As such, Rhenus had to store the units at Cuxport, Cuxhaven’s maritime facility, to wait for an appropriate maritime vessel to dock.

“Until we were able to ship the first engines to their place of deployment, they were initially stored at the Cuxport terminal in a building with sufficient ceiling height so that they were protected from any moisture”, Marcus Janowsky, Project Manager at Rhenus Project Logistics, said in a press release.

Six of the 13 generators were set off on BBC Lagos on November 9 2019. Tuzla, Turkey, was their final destination. The generators arrived in Turkey at the end of November and have been installed on new Karpowerships. The remaining seven generators are due to be shipped during the next few months.

“The project is particularly important for us because it firstly demonstrates the excellent cooperation between the different companies and units within the Rhenus Group,” Janowsky said. “Secondly, handling this large and bulky load overland and on the water always requires special sensitivity and very precise planning – and we were able to provide this here.” 

Tschudi Logistics begins work on Gothenburg bridge

Project Logistics Alliance member Tschudi Logistics has begun final delivery of 42 massive bridge elements for the 350m Hising Bridge in Gothenburg, Sweden.

Tsuchi’s team has been responsible for key delivery operations across the length of the project. Scope included: 
  • Identifying and chartering the right transport vessel
  • Designing the transport route requirements
  • Loading & discharging of oversized bridge elements
  • Lashing & securing cargo open sea voyages

The first batch of components was delivered to the project site in October 2019. Total weight of the shipment clocked in at 1,774 tons, with the heaviest individual unit weighing 149 tons.
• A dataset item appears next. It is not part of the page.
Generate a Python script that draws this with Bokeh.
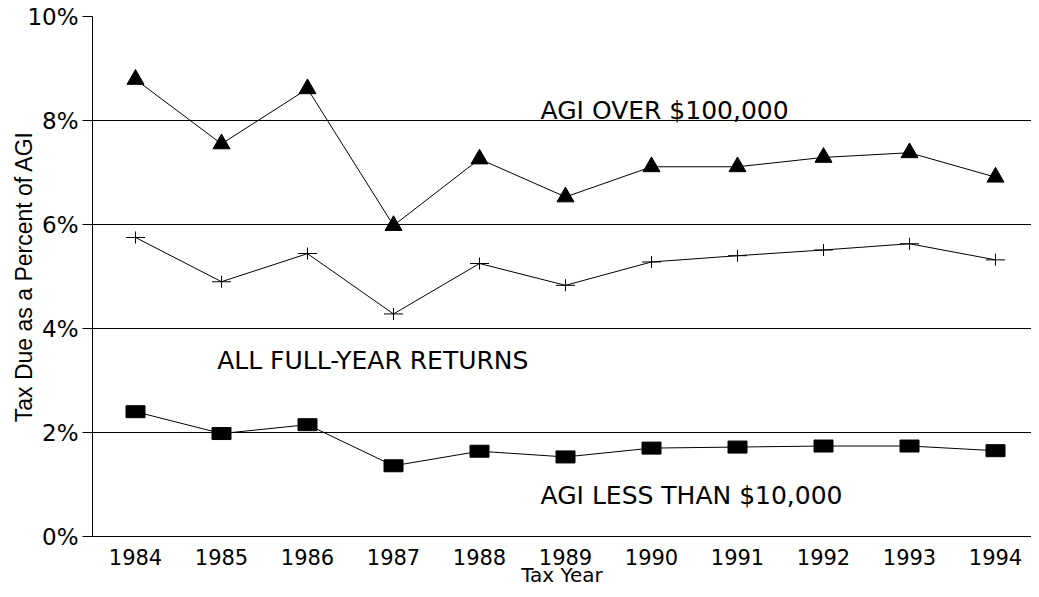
from bokeh.plotting import figure
from bokeh.models import Range1d, FixedTicker, Label
from bokeh.embed import file_html
from bokeh.resources import INLINE

years = [1984, 1985, 1986, 1987, 1988, 1989, 1990, 1991, 1992, 1993, 1994]
agi_over_100k = [8.79, 7.55, 8.61, 5.98, 7.26, 6.53, 7.11, 7.11, 7.29, 7.38, 6.91]
all_returns = [5.75, 4.90, 5.44, 4.28, 5.25, 4.83, 5.28, 5.40, 5.51, 5.63, 5.32]
agi_under_10k = [2.40, 1.98, 2.15, 1.36, 1.64, 1.53, 1.70, 1.72, 1.74, 1.74, 1.65]
y_ticks = [0, 2, 4, 6, 8, 10]
y_tick_labels = ["0%", "2%", "4%", "6%", "8%", "10%"]
x_tick_labels = [str(y) for y in years]

FONT = "DejaVu Sans"

p = figure(width=1031, height=589, output_backend="svg", toolbar_location=None,
           x_range=Range1d(years[0] - 0.5, years[0] - 0.5 + 939 / 86),
           y_range=Range1d(0, 10),
           min_border_left=92, min_border_right=0, min_border_top=16, min_border_bottom=53)
p.outline_line_color = None
p.background_fill_color = "white"
p.border_fill_color = "white"

# grid
p.xgrid.grid_line_color = None
p.ygrid.grid_line_color = "black"
p.ygrid.grid_line_width = 1
p.ygrid.ticker = FixedTicker(ticks=y_ticks)

# y axis
p.yaxis.ticker = FixedTicker(ticks=y_ticks)
p.yaxis.major_label_overrides = {t: l for t, l in zip(y_ticks, y_tick_labels)}
p.yaxis.minor_tick_line_color = None
p.yaxis.major_tick_in = 0
p.yaxis.major_tick_out = 10
p.yaxis.major_tick_line_color = "black"
p.yaxis.axis_line_color = "black"
p.yaxis.major_label_standoff = 4
p.yaxis.major_label_text_font = FONT
p.yaxis.major_label_text_font_size = "23px"
p.yaxis.major_label_text_color = "black"
p.yaxis.axis_label = "Tax Due as a Percent of AGI"
p.yaxis.axis_label_text_font = "Liberation Sans"
p.yaxis.axis_label_text_font_size = "23px"
p.yaxis.axis_label_text_font_style = "normal"
p.yaxis.axis_label_text_color = "black"
p.yaxis.axis_label_standoff = -13

# x axis
p.xaxis.ticker = FixedTicker(ticks=years)
p.xaxis.major_label_overrides = {y: l for y, l in zip(years, x_tick_labels)}
p.xaxis.minor_tick_line_color = None
p.xaxis.major_tick_in = 0
p.xaxis.major_tick_out = 0
p.xaxis.axis_line_color = "black"
p.xaxis.major_label_standoff = 12
p.xaxis.major_label_text_font = FONT
p.xaxis.major_label_text_font_size = "21px"
p.xaxis.major_label_text_color = "black"
p.xaxis.axis_label = "Tax Year"
p.xaxis.axis_label_text_font = FONT
p.xaxis.axis_label_text_font_size = "20px"
p.xaxis.axis_label_text_font_style = "normal"
p.xaxis.axis_label_text_color = "black"
p.xaxis.axis_label_standoff = -5

# series
p.line(years, agi_over_100k, line_color="black", line_width=1)
p.scatter(years, agi_over_100k, marker="triangle", size=17, fill_color="black", line_color="black")

p.line(years, all_returns, line_color="black", line_width=1)
p.rect(years, all_returns, width=19, height=1, width_units="screen", height_units="screen",
       fill_color="black", line_color=None)
p.rect(years, all_returns, width=1, height=12, width_units="screen", height_units="screen",
       fill_color="black", line_color=None)

p.line(years, agi_under_10k, line_color="black", line_width=1)
p.rect(years, agi_under_10k, width=19, height=12, width_units="screen", height_units="screen",
       fill_color="black", line_color="black")

# annotations
for txt, x, y in [("AGI  OVER $100,000", 1988.71, 8.19),
                  ("ALL FULL-YEAR RETURNS", 1984.95, 3.385),
                  ("AGI LESS THAN $10,000", 1988.71, 0.79)]:
    p.add_layout(Label(x=x, y=y, text=txt, text_font=FONT, text_font_size="25px",
                       text_color="black", text_align="left", text_baseline="alphabetic"))

open("out.html", "w").write(file_html(p, INLINE))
Components were first loaded onboard the Symphony Spirit in Bilbao using a tandem lift from the vessel’s two inbuilt cranes. Overall, the journey from Spain to Sweden took five days.

On 14 February 2020, another batch of balks, covers, and associated infrastructure, arrived in Gothenburg from Sevilla. Several other shipments are expected to follow, with final completion of the bridge forecast for 2021.

Tschudi has employed two of its local offices for the completion of the project:
  • Tschudi Logistics Denmark – Responsible for finding & chartering suitable vessels, designing the transport scope, loading & discharging oversized elements, and lashing & securing cargo
  • Tschudi Logistics Sweden – Oversaw the unloading process using Symphony Spirit’s twin cranes

Thomas Vestergaard, COO at Tschudi Logistics Group, said: “We started our preparations as early as 2015 and it is a delight to see how all of our hard work is coming together in a smooth operation. To ensure optimal handling of cargo, we were present on site, both in Bilbao for loading and here in Gothenburg for discharge.”

ALS moves rail wagons from Poland to Saudi Arabia

Obviously, rail freight presents a lot of advantages when it comes to project cargo.

Able to handle a multitude of freight types, weights, and dimensions in a cost-effective manner – but what about moving rail wagons themselves?

ALS recently completed a mammoth vehicle-movement operation - shipping 1,185 wagons from a factory in Poland to Saudi Arabia – which holds the answer.

This 20-month project involved moving three different types of wagon. Each weighed 30 tons apiece, with dimensions of 14.35 x 3.20 x 4.50m.

The first challenge was moving the wagons from the fabrication yard to the port of Gdansk via rail. As they were built to US standard, technically the wagons were not suitable for Polish railways. However, special permission was granted by the relevant authorities after small modifications to each unit.

Handling by crane was not an option due to the nature of each wagon’s construction. Each unit was loaded onto the waiting vessel onto specially-prepared roll trailers with embedded rails. Each was then lashed and secured in place for the sea journey to Dammam on the Persian Gulf.

All wagons were shipped by a Saudi flag carrier.

Special protestive measures were also put in place to shield the wagons from sandblasting and Saudi Arabia’s extreme temperatures.
Upon arrival in Dammam, wagons were winched onto road trailers, where they were transported to their final destination. Here, the cargo was off loaded via ramp directly onto the rail tracks.